WHAT THE EXERCISE ASKS.
Using the entries that follow, state how many lines contain the word "this". The response is that number and nothing more.

[Start of LISTED RECORDS]

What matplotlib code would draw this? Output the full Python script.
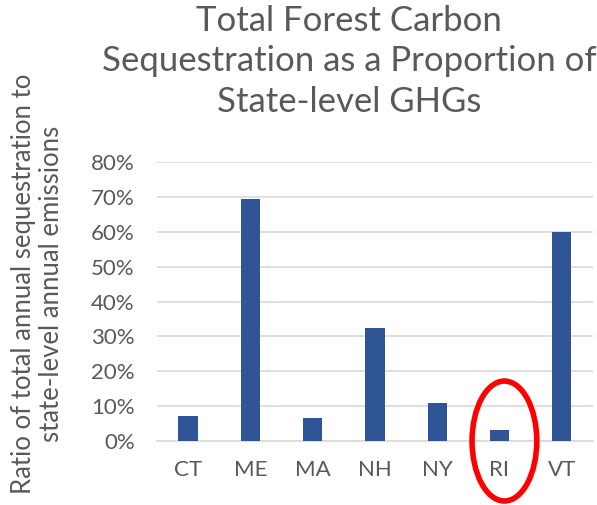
import matplotlib.pyplot as plt
from matplotlib.patches import Ellipse
from matplotlib.ticker import PercentFormatter

states = ['CT', 'ME', 'MA', 'NH', 'NY', 'RI', 'VT']
ratio = [0.072, 0.694, 0.066, 0.324, 0.109, 0.032, 0.599]
yticks = [0, 0.1, 0.2, 0.3, 0.4, 0.5, 0.6, 0.7, 0.8]

plt.rcParams['font.family'] = ['Lato', 'DejaVu Sans']

fig = plt.figure(figsize=(5.97, 5.05), dpi=100)
ax = fig.add_axes([0.263, 0.1267, 0.73, 0.5523])

x = list(range(len(states)))
ax.bar(x, ratio, width=0.31, color='#2F5597', zorder=3)

ax.set_xlim(-0.5, len(states) - 0.5)
ax.set_ylim(0, 0.8)
ax.set_yticks(yticks)
ax.yaxis.set_major_formatter(PercentFormatter(1.0, decimals=0))
ax.set_xticks(x)
ax.set_xticklabels(states)
ax.grid(axis='y', color='#D9D9D9', linewidth=1.2, zorder=0)
for s in ['top', 'right', 'left']:
    ax.spines[s].set_visible(False)
ax.spines['bottom'].set_color('#D9D9D9')
ax.spines['bottom'].set_linewidth(1.2)
ax.tick_params(axis='both', length=0, colors='#595959', labelsize=16)
ax.tick_params(axis='x', pad=14)
ax.tick_params(axis='y', pad=16)

ax.set_ylabel('Ratio of total annual sequestration to\nstate-level annual emissions',
              fontsize=18.5, color='#595959', linespacing=1.12)
ax.yaxis.set_label_coords(-0.214, 0.563)

fig.text(0.585, 0.99, 'Total Forest Carbon\nSequestration as a Proportion of\nState-level GHGs',
         ha='center', va='top', fontsize=25, color='#595959', linespacing=1.32)

# highlight RI
ri = states.index('RI')
ax.add_patch(Ellipse((ri + 0.08, 0.0), 1.04, 0.344, fill=False,
                     edgecolor='#FF0000', linewidth=4, clip_on=False, zorder=5))

fig.savefig('out.png', dpi=100)
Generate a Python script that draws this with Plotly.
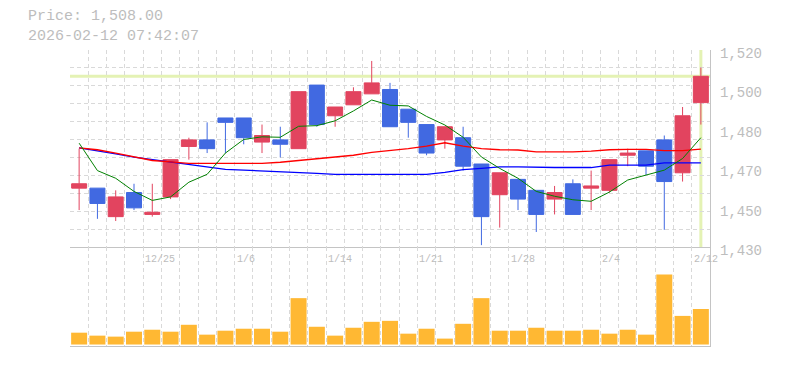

[End of LISTED RECORDS]

FINISHED EXERCISE.
2